La plupart des économistes allemands, tout comme la Banque centrale européenne, s’accordent à penser que la hausse des prix actuellement constatée en Allemagne − 2,5 % au mois de mai, son plus haut niveau depuis dix ans − ne sera que temporaire. Elle serait liée à un rattrapage de la consommation longtemps contenue, à une demande forte sur le pétrole, les matières premières et les puces électroniques qui ne durera pas. Mais le retour d’une inflation qu’on croyait oubliée est une occasion trop belle, pour les tenants de l’orthodoxie budgétaire, de redonner de la voix.
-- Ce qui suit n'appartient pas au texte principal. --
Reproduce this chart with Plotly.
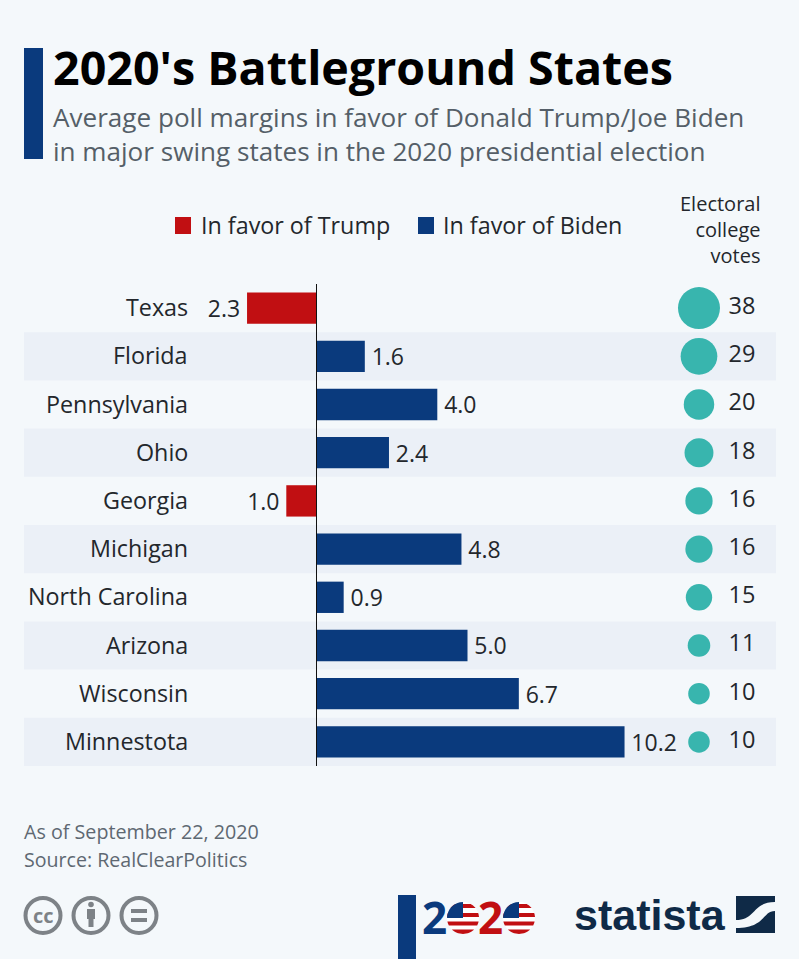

Quintessence de la vertu politique

Wolfgang Schäuble est sans doute le plus célèbre d’entre eux. Le vétéran de la politique allemande, qui fêtera ses 79 ans en septembre, n’occupe plus, depuis 2017, le siège de ministre des finances, comme au temps de la crise de l’euro. Mais il reste, aux yeux de nombreux conservateurs allemands, le « chancelier bis » de l’ère Merkel, le symbole d’une gestion des finances publiques où le « zéro noir » (schwarze Null), le strict équilibre budgétaire, est la quintessence de la vertu politique. La tribune qu’il a fait paraître dans le Financial Times, jeudi 3 juin, a rappelé les épisodes les plus conflictuels de la crise de l’euro. « La paix sociale européenne requiert un retour à la discipline fiscale », y assène-t-il, prônant un « plan de réduction des dettes » en Europe.

De façon significative, Wolfgang Schäuble appuie son propos sur John Maynard Keynes, l’économiste britannique qui prônait la stabilisation des économies en crise par une hausse de la dépense publique. Même en Allemagne, les politiques d’inspiration keynésienne se sont largement imposés avec la pandémie. En quelques mois, Berlin a levé son « frein à l’endettement », a déployé un gigantesque effort pour soutenir son économie, complété par un plan de relance historique en Allemagne, et a appuyé, pour la première fois, un endettement en commun au niveau européen. Comme l’Allemagne, la plupart des pays ont poussé leur endettement pour soutenir leur économie.